Aber letztlich konnten wir die Menschen doch überzeugen: Thomaner fallen nicht vom Himmel. Auch das Singen muss eingeübt werden. Und wir Menschen benötigen einen festen Glauben, um dranbleiben zu können an dem Wichtigen. Das zeigt ja die Geschichte.
Britta
Ich will noch mal auf die Frau zurückkommen. Mir fallen zwei Sachen auf:
- Sie bittet nicht für sich. Es geht nicht um sie selbst.

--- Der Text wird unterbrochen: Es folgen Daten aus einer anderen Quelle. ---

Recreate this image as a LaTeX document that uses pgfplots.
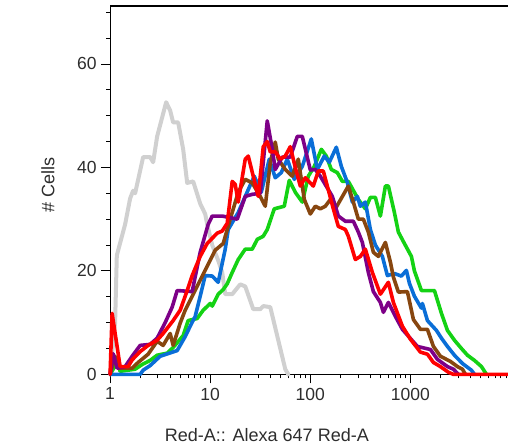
\documentclass[border=0pt]{standalone}
\usepackage{fontspec}
\setmainfont{Liberation Sans}
\usepackage{pgfplots}
\usepackage{pgfplotstable}
\pgfplotsset{compat=1.18}

\definecolor{cgrey}{RGB}{208,208,208}
\definecolor{cpurple}{RGB}{125,0,135}
\definecolor{cbrown}{RGB}{135,70,15}
\definecolor{cblue}{RGB}{10,110,215}
\definecolor{cgreen}{RGB}{20,210,20}
\definecolor{cred}{RGB}{255,0,0}
\definecolor{ctext}{RGB}{45,45,45}

% d = log10 of the Red-A value, n = # cells
\pgfplotstableread{
d n
0.00 0
0.05 10
0.067 23
0.15 29
0.20 34
0.23 35.5
0.25 35
0.33 42
0.40 42
0.43 41
0.47 46
0.56 52.6
0.60 51
0.63 48.7
0.68 48.7
0.73 43.5
0.77 37
0.83 37.3
0.90 33
0.95 31
0.97 29
1.02 25
1.08 22
1.12 19.7
1.15 15.5
1.22 15.5
1.30 17.4
1.35 17
1.43 12.6
1.50 12.6
1.53 13.2
1.60 13
1.75 1
1.78 0
}\greydata

\pgfplotstableread{
d n
0.00 0
0.07 2.3
0.10 0.6
0.25 1
0.32 1.9
0.40 2.7
0.47 3.7
0.57 4.1
0.63 5.2
0.73 7.5
0.78 10.4
0.87 10.8
0.93 12.4
1.00 13.7
1.02 13.2
1.08 15.5
1.13 16.4
1.17 17.5
1.22 19.7
1.28 22.2
1.35 24.2
1.42 24.2
1.47 26.1
1.53 26.7
1.57 28
1.64 32
1.74 32.5
1.79 37.5
1.85 35.2
1.92 33.3
1.98 38.3
2.04 40.2
2.11 43.5
2.16 42.2
2.21 39.6
2.27 39
2.32 37.3
2.38 37.3
2.48 33.8
2.55 32
2.60 34.2
2.65 34.2
2.70 30.6
2.75 36.4
2.78 36.4
2.84 31.3
2.88 27.5
2.94 25.3
3.01 22.8
3.04 20
3.11 16.2
3.24 16.2
3.31 11.8
3.37 8.5
3.44 6.6
3.51 5
3.57 3.7
3.64 2.7
3.71 1.5
3.74 0.6
3.76 0
}\greendata

\pgfplotstableread{
d n
0.00 0
0.30 0
0.33 0.8
0.40 1.7
0.50 3.5
0.67 4.6
0.75 7.3
0.80 9.3
0.85 11.2
0.90 15.1
0.95 19.1
1.02 19
1.08 17.8
1.15 24.2
1.18 28
1.28 31.3
1.35 34.4
1.44 38.3
1.51 35.2
1.59 41.6
1.65 38
1.71 39
1.77 41.6
1.84 37.7
1.92 40.2
2.01 45.5
2.07 39.6
2.14 42.2
2.19 41
2.26 43.9
2.31 40.2
2.37 37.1
2.42 33.3
2.47 34.4
2.50 32.5
2.55 33.3
2.60 28
2.65 25
2.72 22.8
2.77 19.1
2.84 19.5
2.91 19
2.96 20.1
2.99 17.6
3.04 15.1
3.11 12.8
3.12 13.7
3.17 10.4
3.26 8.5
3.31 7
3.37 5.4
3.44 3.7
3.52 2.1
3.61 0.8
3.64 0
}\bluedata

\pgfplotstableread{
d n
0.00 0
0.05 3.5
0.08 1.2
0.22 1.2
0.28 2.3
0.38 3.9
0.47 6.4
0.53 5.6
0.60 7.9
0.63 5.6
0.70 9.9
0.75 12.4
0.82 15.1
0.90 18.2
0.97 20.9
1.05 24
1.13 25.3
1.20 30
1.28 35.2
1.35 37.7
1.42 37
1.50 34.4
1.55 32.5
1.60 40.9
1.65 44.9
1.68 41.6
1.75 39.6
1.82 38.3
1.88 41.6
1.94 33.8
2.00 31
2.05 32.5
2.10 32
2.15 32.5
2.20 33.8
2.25 32
2.38 36.4
2.43 33.3
2.48 30
2.53 30
2.58 27.5
2.63 23.6
2.68 22.8
2.75 25.5
2.80 21.7
2.83 18.8
2.88 15.9
2.97 16
3.03 10.6
3.10 8.7
3.17 8.7
3.23 5.4
3.30 3.5
3.40 2.5
3.47 1.5
3.52 1
3.55 0
}\browndata

\pgfplotstableread{
d n
0.00 0
0.03 4
0.07 1.2
0.15 1.5
0.22 3.5
0.30 5.6
0.40 5.8
0.47 7
0.55 10
0.62 13
0.67 16.2
0.82 16
0.90 23.6
0.98 29
1.02 30.6
1.12 30.6
1.27 30
1.35 34.4
1.42 34.8
1.50 35
1.57 49
1.62 43.5
1.65 39.6
1.72 42
1.80 42
1.87 46
1.92 46
2.00 39.5
2.05 39.6
2.10 38.3
2.22 34.4
2.28 30.6
2.35 29.6
2.43 29.6
2.48 27.5
2.52 25.5
2.58 19.7
2.63 16
2.70 13.9
2.73 12
2.78 13.9
2.85 11.2
2.92 8.7
3.07 5.4
3.20 4.8
3.27 2.9
3.37 1.5
3.43 1
3.48 0
}\purpledata

\pgfplotstableread{
d n
0.00 0
0.02 11.8
0.10 1.5
0.18 1.5
0.22 2.8
0.30 4.4
0.38 5.6
0.47 6.6
0.53 7.9
0.63 10.4
0.70 12.4
0.77 16.2
0.82 19.1
0.90 22.8
0.97 25.3
1.07 27.3
1.12 27.7
1.17 29.2
1.22 37.3
1.25 36.7
1.28 33.3
1.35 41.6
1.38 42.2
1.43 38.3
1.48 34.4
1.53 44
1.57 45
1.60 43
1.65 43
1.70 41.6
1.75 42.2
1.80 44
1.85 40
1.90 36.4
1.95 38
2.03 36.4
2.08 39.3
2.13 39.3
2.17 36.4
2.23 32
2.28 28.6
2.35 28
2.38 26.7
2.45 22.2
2.50 22.8
2.55 24.2
2.62 19.7
2.70 15.5
2.78 17.8
2.83 13.9
2.92 9.3
3.00 6.8
3.10 4.3
3.17 3.9
3.23 2.3
3.30 1.5
3.38 0.4
3.43 0
3.975 0
}\reddata

\begin{document}
\begin{tikzpicture}
\begin{axis}[
  scale only axis,
  width=397.5bp, height=368bp,
  xmode=log,
  xmin=1, xmax=9440,
  ymin=0, ymax=71.2,
  axis x line*=bottom,
  axis y line*=left,
  axis line style={black, line width=1.1bp, -},
  tick align=outside,
  major tick length=9bp,
  minor tick length=4bp,
  every tick/.style={black, line width=0.8bp},
  xtick={1,10,100,1000},
  xticklabels={1,10,100,1000},
  minor xtick={2,3,4,5,6,7,8,9,20,30,40,50,60,70,80,90,200,300,400,500,600,700,800,900,2000,3000,4000,5000,6000,7000,8000,9000},
  ytick={0,20,40,60},
  minor ytick={5,10,15,25,30,35,45,50,55,65,70},
  /pgf/number format/assume math mode=true,
  tick label style={font=\fontsize{17.5bp}{20bp}\selectfont, text=ctext},
  xticklabel style={yshift=-1bp},
  yticklabel style={xshift=-1bp},
  label style={font=\fontsize{18bp}{21bp}\selectfont, text=ctext},
  xlabel={Red-A:: Alexa 647 Red-A},
  ylabel={\# Cells},
  xlabel style={at={(axis description cs:0.394,-0.165)}, anchor=center},
  ylabel style={at={(axis description cs:-0.156,0.515)}, anchor=center},
  clip=false,
  every axis plot/.append style={line width=3.6bp, line join=round, line cap=round},
]
\draw[black, line width=1.1bp] (rel axis cs:0,1) -- (rel axis cs:1,1);
\addplot[cgrey, line width=4bp] table[x expr={10^\thisrow{d}}, y=n] {\greydata};
\addplot[cgreen] table[x expr={10^\thisrow{d}}, y=n] {\greendata};
\addplot[cblue] table[x expr={10^\thisrow{d}}, y=n] {\bluedata};
\addplot[cbrown] table[x expr={10^\thisrow{d}}, y=n] {\browndata};
\addplot[cpurple] table[x expr={10^\thisrow{d}}, y=n] {\purpledata};
\addplot[cred] table[x expr={10^\thisrow{d}}, y=n] {\reddata};
\end{axis}
\pgfresetboundingbox
\path (-110bp,-73bp) rectangle (397.5bp,374bp);
\end{tikzpicture}
\end{document}
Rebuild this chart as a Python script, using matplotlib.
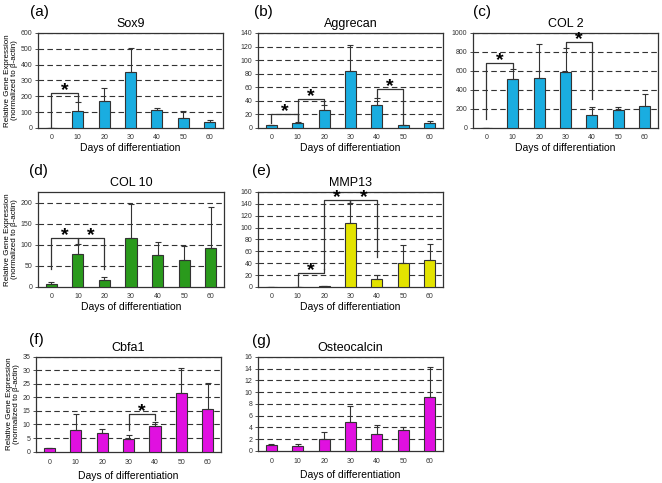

- Und sie beschimpft Jesus nicht.
Das können wir lernen von dieser Frau. Dass wir fragen: Geht es jetzt nur um mich? Für wen engagiere ich mich eigentlich? Ich kann nicht immer vom anderen fordern, dass er macht, was ich will.
Christian
Das ist, so finde ich, in unserer jetzigen Situation einen ganz wichtigen Aspekt. Viele Leute sorgen sich derzeit völlig zurecht: Wie geht es jetzt weiter in unserem Land, in Europa, mit dem Frieden? Wo müssen wir dranbleiben bzw. auch deutlich Forderungen stellen – ungeachtet dessen, was tagespolitisch debattiert wird? Und da können wir von dieser Frau viel lernen:
- Es kann nicht nur darum gehen, dass wir es jetzt in Sachsen warm haben im Winter, so wichtig das auch ist. Es geht darum, wie wir als Gesellschaft mit unterschiedlichen Interessen solidarisch zusammenleben. „Einer trage des anderen Last …“ heißt es an anderer Stelle in der Bibel.
- Meine eigenen Interessen, meine persönlichen Anliegen, sind immer nur ein kleiner Ausschnitt von dem, was andere Menschen sich wünschen – und oft genug stehen sie den Wünschen anderer entgegen. Schon in einer Schulklasse ist das so. Niemand kann sagen: Ich bin die Schule oder ich bin das Volk!
Britta
Lieber Christian, was Du beschreibst, ist Demokratie. Es geht nur so, dass wir aufeinander Rücksicht nehmen. Nur so ist Heilung möglich. Sonst haben wir immer ein oben und unten. Oder ein „Die“ und ein „Wir“. Das überwindet die Frau mit ihrem Glauben.
Dranbleiben. Diese Frau zeigt es uns und sie zeit es sogar Jesus! Na, das ist doch mal wirklich eine Geschichte! Amen.